--- BEGIN ---
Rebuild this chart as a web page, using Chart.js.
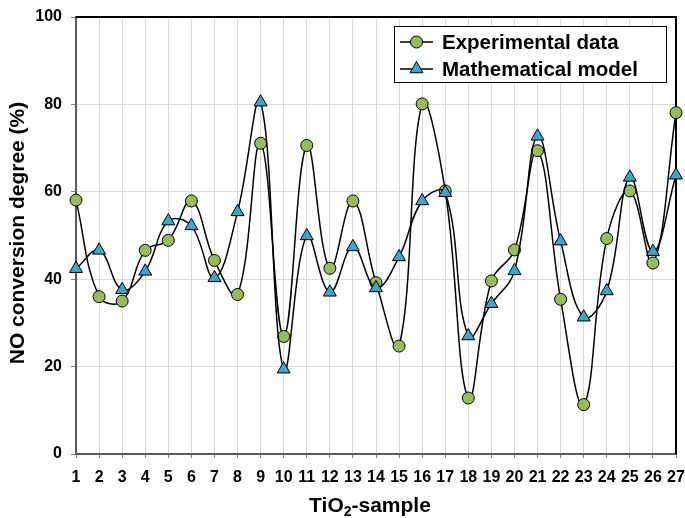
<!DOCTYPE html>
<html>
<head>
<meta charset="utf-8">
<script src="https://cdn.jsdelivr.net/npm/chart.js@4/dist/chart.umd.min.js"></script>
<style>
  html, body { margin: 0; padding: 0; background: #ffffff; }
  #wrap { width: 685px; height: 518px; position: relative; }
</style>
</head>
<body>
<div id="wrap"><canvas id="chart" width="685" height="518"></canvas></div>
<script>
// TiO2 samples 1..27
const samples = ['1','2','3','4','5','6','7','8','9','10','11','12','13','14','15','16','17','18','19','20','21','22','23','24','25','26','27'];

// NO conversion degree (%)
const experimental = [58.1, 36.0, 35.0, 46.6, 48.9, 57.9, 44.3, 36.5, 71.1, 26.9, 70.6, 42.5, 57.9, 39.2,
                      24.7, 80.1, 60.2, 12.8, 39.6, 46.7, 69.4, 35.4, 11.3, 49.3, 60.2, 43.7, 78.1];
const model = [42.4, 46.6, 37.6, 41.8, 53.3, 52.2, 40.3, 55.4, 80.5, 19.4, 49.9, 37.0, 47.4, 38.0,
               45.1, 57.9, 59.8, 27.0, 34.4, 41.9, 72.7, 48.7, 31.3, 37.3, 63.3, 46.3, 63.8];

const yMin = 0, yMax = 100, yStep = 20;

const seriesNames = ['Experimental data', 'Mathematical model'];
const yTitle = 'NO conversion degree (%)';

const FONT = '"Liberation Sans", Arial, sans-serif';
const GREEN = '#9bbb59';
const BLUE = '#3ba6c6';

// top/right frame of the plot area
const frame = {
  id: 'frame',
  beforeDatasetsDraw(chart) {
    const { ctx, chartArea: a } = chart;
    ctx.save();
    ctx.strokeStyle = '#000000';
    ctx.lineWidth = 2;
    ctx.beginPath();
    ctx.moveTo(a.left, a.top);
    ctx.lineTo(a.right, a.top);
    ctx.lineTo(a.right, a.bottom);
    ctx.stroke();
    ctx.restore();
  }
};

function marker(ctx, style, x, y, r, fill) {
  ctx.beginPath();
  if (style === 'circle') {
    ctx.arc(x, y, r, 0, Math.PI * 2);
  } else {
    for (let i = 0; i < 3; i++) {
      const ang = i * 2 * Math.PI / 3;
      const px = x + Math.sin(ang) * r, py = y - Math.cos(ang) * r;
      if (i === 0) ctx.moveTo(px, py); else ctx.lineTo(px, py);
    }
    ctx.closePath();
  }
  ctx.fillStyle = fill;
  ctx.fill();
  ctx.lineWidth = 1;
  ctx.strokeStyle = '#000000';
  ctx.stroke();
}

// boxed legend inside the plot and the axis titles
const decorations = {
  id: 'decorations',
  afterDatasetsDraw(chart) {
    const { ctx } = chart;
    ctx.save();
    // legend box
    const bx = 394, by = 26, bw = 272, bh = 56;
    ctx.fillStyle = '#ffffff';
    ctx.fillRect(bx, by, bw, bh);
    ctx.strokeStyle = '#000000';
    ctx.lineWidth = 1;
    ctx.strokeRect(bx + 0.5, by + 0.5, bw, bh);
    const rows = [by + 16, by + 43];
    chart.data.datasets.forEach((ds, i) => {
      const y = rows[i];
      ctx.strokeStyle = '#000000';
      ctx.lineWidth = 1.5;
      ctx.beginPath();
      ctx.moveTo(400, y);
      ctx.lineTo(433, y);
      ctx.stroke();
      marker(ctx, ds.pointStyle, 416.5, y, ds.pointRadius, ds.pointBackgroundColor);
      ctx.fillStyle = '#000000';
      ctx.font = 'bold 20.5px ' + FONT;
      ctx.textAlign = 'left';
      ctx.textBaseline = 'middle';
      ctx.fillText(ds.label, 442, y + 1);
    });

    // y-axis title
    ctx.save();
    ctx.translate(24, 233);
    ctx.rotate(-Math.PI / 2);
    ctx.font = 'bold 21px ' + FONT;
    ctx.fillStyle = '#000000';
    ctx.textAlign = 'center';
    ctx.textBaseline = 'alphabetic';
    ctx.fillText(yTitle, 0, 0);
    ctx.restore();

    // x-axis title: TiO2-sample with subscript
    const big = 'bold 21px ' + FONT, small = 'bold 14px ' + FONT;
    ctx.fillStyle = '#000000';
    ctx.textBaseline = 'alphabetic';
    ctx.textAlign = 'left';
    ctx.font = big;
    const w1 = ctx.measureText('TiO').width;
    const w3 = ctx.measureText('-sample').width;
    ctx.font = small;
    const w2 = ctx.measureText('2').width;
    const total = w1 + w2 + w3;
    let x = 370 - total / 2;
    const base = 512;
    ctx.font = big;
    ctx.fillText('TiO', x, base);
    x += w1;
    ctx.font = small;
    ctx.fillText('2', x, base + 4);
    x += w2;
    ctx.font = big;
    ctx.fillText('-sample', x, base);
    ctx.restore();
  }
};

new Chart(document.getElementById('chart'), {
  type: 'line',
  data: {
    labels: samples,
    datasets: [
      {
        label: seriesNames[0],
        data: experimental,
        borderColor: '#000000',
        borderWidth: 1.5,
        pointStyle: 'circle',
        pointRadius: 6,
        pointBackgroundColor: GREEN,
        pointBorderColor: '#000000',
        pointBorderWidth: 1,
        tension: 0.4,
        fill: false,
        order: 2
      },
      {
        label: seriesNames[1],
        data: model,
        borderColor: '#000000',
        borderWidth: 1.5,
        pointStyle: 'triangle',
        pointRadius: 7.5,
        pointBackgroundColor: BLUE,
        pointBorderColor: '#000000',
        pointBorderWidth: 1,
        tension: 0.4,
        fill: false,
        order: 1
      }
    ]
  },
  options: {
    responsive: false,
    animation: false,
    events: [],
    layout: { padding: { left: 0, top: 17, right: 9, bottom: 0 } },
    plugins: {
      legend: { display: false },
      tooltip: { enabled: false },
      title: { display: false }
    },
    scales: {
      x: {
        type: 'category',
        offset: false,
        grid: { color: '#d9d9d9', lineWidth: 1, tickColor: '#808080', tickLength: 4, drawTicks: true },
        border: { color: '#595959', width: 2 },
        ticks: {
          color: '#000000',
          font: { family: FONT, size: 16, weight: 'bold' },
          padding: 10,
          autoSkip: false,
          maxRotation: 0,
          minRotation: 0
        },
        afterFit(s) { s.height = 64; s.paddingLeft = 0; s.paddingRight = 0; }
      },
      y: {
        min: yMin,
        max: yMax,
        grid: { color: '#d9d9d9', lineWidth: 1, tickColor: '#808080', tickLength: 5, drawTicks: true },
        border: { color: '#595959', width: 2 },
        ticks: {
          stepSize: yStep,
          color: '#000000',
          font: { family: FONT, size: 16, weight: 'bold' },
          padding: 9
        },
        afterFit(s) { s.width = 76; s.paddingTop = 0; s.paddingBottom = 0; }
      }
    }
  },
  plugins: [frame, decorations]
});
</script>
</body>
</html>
--- END ---
### WHAT IS ASKED
Take every line from the data that contains the word "chart".

### RESPONSE TO THE TASK
Rebuild this chart as a web page, using Chart.js.
<script src="https://cdn.jsdelivr.net/npm/chart.js@4/dist/chart.umd.min.js"></script>
<div id="wrap"><canvas id="chart" width="685" height="518"></canvas></div>
  beforeDatasetsDraw(chart) {
    const { ctx, chartArea: a } = chart;
  afterDatasetsDraw(chart) {
    const { ctx } = chart;
    chart.data.datasets.forEach((ds, i) => {
new Chart(document.getElementById('chart'), {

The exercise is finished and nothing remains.